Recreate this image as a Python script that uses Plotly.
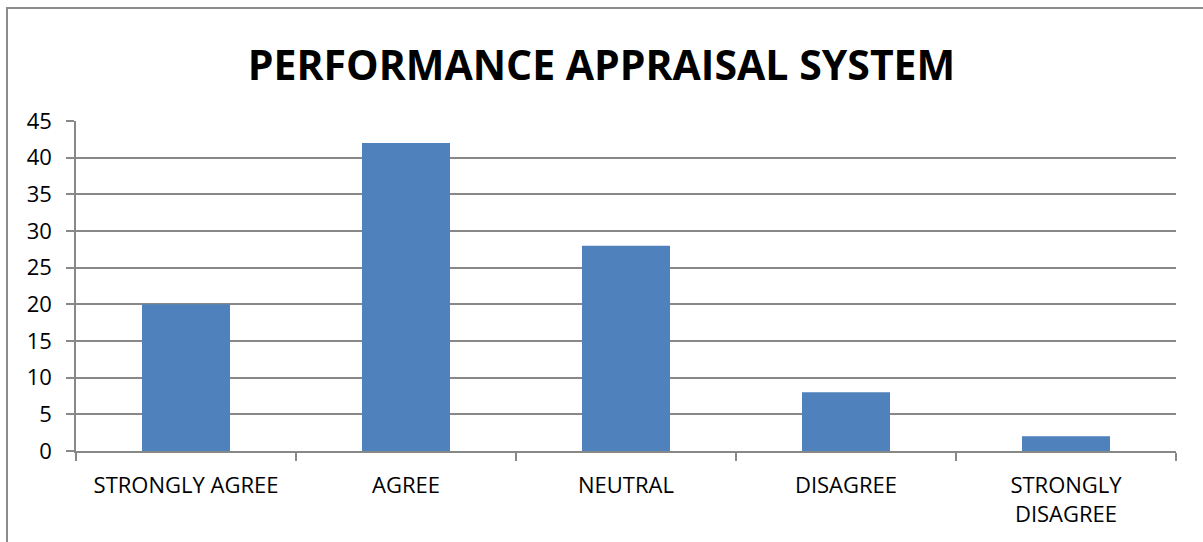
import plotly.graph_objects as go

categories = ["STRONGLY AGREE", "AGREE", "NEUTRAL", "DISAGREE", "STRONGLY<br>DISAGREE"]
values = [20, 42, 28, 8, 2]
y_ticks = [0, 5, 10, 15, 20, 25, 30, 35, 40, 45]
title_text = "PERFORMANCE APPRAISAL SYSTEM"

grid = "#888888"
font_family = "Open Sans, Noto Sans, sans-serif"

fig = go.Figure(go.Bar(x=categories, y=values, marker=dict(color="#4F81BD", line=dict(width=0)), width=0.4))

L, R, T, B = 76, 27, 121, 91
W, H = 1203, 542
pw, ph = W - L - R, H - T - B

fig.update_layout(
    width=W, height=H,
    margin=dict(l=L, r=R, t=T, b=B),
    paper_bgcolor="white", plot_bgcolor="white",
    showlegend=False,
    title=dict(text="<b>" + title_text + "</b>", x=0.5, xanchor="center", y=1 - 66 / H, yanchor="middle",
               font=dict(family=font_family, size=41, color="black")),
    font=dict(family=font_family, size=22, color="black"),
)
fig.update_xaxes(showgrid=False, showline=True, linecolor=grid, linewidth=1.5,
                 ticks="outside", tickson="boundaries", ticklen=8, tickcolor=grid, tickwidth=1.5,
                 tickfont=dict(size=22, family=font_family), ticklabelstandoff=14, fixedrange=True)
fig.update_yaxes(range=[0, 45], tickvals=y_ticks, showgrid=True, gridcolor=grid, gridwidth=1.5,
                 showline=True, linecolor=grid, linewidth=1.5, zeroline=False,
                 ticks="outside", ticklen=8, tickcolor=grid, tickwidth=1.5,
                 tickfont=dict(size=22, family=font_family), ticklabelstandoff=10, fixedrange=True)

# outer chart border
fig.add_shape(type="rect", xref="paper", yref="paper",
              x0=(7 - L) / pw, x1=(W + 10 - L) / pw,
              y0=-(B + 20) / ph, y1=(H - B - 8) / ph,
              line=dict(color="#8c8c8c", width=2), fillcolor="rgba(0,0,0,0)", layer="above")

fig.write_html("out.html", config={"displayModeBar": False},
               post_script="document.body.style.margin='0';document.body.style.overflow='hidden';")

* * *

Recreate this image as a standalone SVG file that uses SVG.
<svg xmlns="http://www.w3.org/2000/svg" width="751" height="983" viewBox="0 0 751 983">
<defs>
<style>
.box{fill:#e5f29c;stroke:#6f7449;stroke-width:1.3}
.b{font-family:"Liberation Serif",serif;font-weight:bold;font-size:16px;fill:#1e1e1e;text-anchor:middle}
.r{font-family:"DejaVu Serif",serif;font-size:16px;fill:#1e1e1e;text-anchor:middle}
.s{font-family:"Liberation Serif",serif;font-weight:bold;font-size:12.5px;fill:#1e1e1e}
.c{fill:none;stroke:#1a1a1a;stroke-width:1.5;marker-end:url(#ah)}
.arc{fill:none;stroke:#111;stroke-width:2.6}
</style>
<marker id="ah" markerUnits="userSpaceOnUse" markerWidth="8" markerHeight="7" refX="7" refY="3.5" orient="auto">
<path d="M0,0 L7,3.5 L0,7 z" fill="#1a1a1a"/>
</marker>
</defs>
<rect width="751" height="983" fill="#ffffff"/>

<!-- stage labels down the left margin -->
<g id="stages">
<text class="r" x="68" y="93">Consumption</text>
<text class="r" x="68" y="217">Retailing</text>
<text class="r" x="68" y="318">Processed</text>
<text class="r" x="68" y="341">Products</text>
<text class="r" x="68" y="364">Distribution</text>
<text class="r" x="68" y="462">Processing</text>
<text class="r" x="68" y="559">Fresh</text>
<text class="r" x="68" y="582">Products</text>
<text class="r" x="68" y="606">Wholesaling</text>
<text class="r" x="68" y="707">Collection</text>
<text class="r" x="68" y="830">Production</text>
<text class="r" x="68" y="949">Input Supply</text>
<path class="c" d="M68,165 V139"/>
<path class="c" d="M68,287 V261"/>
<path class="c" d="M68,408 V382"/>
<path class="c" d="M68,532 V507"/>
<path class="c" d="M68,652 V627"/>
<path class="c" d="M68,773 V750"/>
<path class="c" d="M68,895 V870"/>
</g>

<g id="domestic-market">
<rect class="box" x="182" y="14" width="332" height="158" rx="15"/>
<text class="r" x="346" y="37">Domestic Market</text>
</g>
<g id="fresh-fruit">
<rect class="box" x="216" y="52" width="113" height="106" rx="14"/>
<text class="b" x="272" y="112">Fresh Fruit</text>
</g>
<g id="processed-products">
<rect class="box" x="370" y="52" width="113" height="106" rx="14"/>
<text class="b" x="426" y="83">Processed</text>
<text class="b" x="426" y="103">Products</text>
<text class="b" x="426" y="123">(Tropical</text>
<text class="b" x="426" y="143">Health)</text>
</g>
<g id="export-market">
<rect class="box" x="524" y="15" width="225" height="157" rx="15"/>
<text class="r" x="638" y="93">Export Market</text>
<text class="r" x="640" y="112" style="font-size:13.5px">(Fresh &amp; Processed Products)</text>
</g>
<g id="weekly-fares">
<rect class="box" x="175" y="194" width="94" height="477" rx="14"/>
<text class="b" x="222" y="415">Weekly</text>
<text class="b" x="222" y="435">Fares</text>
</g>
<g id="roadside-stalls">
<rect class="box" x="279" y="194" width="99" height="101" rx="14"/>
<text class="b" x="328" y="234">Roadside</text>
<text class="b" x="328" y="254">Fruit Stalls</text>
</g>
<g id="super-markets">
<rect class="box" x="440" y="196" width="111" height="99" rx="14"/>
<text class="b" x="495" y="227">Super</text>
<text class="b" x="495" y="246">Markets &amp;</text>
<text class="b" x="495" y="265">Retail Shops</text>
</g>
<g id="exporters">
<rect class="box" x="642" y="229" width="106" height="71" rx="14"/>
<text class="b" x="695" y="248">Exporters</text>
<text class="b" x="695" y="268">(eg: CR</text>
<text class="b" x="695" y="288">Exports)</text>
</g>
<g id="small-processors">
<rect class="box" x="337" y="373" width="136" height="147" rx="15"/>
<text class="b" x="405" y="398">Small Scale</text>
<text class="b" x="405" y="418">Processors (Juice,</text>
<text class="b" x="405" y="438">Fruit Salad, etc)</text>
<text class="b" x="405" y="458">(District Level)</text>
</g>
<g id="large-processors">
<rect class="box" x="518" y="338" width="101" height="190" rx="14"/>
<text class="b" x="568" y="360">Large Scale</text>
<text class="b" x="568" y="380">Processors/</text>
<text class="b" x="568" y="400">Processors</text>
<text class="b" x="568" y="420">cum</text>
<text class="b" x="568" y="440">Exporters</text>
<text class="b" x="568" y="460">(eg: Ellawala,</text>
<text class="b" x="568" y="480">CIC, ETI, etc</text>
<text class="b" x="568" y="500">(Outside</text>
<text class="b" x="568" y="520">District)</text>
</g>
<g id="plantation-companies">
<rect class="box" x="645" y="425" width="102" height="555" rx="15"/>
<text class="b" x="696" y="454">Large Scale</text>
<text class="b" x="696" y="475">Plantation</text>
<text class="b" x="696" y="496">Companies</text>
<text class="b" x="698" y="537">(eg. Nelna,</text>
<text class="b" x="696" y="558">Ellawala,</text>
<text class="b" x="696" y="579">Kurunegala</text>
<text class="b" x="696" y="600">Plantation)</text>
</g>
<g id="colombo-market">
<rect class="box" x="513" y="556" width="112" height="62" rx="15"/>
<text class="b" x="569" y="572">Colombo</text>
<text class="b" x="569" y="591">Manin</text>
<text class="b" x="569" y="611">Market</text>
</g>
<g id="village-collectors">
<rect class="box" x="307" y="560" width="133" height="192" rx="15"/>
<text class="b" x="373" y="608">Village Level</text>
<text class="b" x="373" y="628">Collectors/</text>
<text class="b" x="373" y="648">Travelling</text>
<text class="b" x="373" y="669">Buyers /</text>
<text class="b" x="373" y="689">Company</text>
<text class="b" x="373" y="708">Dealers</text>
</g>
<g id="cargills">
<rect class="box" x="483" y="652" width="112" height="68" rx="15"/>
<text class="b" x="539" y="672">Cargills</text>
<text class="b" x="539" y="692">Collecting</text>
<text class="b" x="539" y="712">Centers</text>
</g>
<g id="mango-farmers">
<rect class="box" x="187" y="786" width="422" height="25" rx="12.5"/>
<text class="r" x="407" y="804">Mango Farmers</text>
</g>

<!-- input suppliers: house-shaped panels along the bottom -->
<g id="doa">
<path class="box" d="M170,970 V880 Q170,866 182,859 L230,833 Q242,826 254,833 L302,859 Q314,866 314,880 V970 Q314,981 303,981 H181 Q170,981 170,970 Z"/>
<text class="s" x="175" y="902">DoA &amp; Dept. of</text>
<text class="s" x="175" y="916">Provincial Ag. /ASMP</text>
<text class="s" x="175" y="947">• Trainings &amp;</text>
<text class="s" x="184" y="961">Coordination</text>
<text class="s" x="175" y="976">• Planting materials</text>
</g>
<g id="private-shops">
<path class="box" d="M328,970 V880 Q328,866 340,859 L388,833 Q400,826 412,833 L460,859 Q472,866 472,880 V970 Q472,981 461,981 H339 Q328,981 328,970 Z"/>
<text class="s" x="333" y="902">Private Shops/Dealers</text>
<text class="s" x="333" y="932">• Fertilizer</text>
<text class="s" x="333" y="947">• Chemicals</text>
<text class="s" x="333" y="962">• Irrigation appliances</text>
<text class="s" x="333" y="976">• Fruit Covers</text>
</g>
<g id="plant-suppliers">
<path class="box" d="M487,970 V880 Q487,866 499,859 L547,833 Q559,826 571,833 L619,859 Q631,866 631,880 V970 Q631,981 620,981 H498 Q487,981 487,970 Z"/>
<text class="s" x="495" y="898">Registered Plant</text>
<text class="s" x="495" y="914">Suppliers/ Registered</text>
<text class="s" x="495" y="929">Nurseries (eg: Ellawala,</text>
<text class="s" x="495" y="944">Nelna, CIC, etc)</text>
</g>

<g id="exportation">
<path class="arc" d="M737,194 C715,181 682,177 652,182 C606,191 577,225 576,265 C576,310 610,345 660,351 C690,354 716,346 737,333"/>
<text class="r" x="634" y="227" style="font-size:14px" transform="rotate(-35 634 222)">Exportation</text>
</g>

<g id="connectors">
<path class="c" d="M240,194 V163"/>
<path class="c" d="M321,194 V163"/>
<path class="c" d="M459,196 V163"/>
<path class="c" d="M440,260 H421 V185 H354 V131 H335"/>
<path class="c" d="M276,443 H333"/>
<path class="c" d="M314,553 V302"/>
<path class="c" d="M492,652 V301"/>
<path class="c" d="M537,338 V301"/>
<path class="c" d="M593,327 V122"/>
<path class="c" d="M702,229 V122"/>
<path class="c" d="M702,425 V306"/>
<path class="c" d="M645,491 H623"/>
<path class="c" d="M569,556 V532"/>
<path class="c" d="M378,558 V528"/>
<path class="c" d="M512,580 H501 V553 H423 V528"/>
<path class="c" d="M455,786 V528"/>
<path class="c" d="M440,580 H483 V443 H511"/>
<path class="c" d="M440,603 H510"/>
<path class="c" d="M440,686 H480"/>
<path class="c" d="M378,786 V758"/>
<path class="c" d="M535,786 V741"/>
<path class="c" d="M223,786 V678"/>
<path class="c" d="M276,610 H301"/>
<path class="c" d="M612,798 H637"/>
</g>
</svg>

* * *

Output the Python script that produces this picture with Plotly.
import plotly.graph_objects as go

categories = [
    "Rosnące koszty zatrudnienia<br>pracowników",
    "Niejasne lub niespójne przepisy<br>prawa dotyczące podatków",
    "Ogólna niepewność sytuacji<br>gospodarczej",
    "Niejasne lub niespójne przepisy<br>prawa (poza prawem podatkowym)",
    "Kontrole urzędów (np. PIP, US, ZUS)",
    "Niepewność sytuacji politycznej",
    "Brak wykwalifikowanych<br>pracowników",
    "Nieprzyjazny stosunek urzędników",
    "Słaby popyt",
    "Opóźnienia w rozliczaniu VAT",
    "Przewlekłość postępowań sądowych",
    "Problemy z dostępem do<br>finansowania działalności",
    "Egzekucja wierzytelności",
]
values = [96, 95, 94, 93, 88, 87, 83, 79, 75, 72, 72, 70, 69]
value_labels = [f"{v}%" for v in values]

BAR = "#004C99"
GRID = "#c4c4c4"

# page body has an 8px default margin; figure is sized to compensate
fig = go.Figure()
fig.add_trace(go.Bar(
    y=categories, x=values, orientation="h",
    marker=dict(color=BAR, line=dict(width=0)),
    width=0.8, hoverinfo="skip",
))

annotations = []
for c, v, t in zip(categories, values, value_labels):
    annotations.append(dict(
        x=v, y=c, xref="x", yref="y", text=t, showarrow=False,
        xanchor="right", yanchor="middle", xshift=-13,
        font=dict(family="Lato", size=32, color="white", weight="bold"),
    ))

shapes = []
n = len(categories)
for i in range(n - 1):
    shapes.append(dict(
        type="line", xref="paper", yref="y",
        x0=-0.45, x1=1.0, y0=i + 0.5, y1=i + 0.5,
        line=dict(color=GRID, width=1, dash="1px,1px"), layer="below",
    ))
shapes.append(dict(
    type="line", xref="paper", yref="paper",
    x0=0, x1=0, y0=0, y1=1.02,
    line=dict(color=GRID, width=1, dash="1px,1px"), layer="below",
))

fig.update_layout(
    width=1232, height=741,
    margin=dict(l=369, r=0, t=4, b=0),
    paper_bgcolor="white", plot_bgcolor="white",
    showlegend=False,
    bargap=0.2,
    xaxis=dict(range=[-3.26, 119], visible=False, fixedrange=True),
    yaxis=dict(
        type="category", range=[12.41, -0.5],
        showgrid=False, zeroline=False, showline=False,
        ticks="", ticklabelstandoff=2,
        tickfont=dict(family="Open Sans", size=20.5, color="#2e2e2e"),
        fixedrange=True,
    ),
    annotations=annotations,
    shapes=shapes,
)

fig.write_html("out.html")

= WORK TO BE COMPLETED =
Pictures stay out: repeat exactly only the lines from the one with "Recreate this image as a Python" through the one with "pw, ph = W - L - R, H - T - B".

= THE SOLUTION =
Recreate this image as a Python script that uses Plotly.
import plotly.graph_objects as go

categories = ["STRONGLY AGREE", "AGREE", "NEUTRAL", "DISAGREE", "STRONGLY<br>DISAGREE"]
values = [20, 42, 28, 8, 2]
y_ticks = [0, 5, 10, 15, 20, 25, 30, 35, 40, 45]
title_text = "PERFORMANCE APPRAISAL SYSTEM"

grid = "#888888"
font_family = "Open Sans, Noto Sans, sans-serif"

fig = go.Figure(go.Bar(x=categories, y=values, marker=dict(color="#4F81BD", line=dict(width=0)), width=0.4))

L, R, T, B = 76, 27, 121, 91
W, H = 1203, 542
pw, ph = W - L - R, H - T - B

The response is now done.